On her way out, Clare makes eye contact with Spencer's secretary, who shoots her a "flavor of the week" look. Storming through the halls with her head down, Clare starts to cry. Except she's really just wrinkling her nose and making heaving noises.
God, this apartment is HUGE. Wooden floors, huge rooms, and of course overdecorated in the way only TV-show apartments are. Lynne and Sarah are flopped on couches, moping. Clare decides to be the upbeat roommate and switches off the radio. "Come on," she says. "It wasn't the worst week in the world." Sarah glares at her. "Lynne's client hung himself, I lost my one and only client, [Henry] thinks I should contact a headhunter, and I could be a closet homophobe," Sarah recaps. "It was the worst week in the world." Clare brags that she had a great day because she settled her case. "Lynne, you tried a capital case solo and got a new trial for your dead client, you impressed a partner even though he likened you to a fish, and Sarah, standing up to Randa was overdue," Clare rattles off.
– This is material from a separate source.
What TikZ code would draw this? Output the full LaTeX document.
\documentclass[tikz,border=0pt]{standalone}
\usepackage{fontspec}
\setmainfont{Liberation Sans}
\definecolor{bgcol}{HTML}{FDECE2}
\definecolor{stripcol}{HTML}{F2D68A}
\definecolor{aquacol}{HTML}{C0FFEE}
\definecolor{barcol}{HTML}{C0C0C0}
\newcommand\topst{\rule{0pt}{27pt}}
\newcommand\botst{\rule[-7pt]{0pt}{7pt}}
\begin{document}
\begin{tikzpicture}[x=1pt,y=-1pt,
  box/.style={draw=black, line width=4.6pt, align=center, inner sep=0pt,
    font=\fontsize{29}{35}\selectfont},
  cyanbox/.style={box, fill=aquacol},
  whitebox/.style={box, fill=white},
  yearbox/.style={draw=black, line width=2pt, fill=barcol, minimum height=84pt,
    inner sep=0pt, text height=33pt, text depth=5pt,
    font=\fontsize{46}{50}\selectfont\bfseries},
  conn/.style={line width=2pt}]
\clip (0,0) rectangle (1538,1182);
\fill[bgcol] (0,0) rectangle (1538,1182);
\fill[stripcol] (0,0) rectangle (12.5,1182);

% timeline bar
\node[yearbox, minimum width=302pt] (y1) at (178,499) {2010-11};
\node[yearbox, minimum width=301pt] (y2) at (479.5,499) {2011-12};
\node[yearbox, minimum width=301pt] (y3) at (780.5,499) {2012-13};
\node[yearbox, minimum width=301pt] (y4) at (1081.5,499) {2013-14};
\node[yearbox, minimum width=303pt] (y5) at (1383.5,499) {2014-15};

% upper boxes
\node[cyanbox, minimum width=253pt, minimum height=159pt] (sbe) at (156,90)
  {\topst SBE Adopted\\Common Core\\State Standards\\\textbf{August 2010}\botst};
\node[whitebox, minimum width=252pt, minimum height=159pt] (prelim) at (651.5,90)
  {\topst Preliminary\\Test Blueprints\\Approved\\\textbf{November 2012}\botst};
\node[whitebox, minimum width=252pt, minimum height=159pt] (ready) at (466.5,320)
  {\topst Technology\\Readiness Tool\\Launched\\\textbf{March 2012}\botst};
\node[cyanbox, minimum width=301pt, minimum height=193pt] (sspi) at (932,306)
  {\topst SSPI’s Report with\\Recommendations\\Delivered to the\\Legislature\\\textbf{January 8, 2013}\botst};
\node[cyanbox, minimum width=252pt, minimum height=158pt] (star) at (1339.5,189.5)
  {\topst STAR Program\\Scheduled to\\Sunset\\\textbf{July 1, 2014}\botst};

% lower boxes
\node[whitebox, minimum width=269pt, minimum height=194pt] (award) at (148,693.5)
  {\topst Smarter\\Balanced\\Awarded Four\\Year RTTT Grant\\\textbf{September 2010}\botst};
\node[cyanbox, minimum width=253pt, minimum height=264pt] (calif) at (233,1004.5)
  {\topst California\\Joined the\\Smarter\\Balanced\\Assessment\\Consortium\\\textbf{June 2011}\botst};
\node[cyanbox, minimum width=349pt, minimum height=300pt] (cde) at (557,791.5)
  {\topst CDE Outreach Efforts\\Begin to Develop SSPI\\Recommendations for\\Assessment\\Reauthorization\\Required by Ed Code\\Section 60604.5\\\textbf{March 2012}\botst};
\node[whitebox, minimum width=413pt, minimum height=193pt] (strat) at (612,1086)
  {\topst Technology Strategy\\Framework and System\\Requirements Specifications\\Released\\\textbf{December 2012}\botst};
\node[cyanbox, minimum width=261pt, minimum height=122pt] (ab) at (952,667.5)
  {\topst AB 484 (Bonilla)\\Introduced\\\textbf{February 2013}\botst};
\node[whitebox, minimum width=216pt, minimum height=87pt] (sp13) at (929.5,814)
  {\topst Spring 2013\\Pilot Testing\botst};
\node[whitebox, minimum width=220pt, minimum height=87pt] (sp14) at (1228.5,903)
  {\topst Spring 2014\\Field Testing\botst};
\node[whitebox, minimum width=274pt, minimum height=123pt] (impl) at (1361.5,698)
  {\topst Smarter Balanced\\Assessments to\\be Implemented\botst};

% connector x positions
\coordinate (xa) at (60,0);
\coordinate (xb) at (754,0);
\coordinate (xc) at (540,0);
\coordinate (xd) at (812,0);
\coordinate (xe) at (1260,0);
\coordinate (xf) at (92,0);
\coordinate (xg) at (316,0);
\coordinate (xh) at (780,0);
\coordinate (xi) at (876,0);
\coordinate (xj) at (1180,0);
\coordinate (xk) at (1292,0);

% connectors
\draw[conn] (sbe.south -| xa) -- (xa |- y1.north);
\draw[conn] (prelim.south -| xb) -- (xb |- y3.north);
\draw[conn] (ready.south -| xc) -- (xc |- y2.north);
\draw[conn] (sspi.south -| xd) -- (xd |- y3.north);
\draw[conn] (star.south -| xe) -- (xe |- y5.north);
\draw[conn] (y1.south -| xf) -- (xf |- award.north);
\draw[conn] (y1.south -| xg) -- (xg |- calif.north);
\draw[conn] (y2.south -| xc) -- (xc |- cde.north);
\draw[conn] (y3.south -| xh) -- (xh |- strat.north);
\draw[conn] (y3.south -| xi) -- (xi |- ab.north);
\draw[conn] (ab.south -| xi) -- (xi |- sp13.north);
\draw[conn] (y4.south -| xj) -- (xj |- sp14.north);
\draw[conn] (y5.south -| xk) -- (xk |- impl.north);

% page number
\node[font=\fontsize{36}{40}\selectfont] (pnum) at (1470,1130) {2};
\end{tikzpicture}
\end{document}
She wants to go out to dinner to celebrate her actual triumph and the fake success she invented for her friends so that they will therefore be likely to agree to go out and celebrate Clare's triumph. Nice strategy. They mostly want her to stop being Suzy Cheerleader, so they agree. And as Sarah and Lynne start to get excited about the idea, Clare turns around so that we can see the private pain creep into her eyes, because she's our stoic little leader and she needs a hug, but instead she's going to get sushi. That's a terrible trade, though. Lynne warns them not to let her get too sloshed. "One drink on sushi..." she begins. Sarah perks up. "Are we drinking?" she asks. Clare exhales tiredly. "Ohhhh, yeah," she nods. Welcome to my recapping universe, ladies.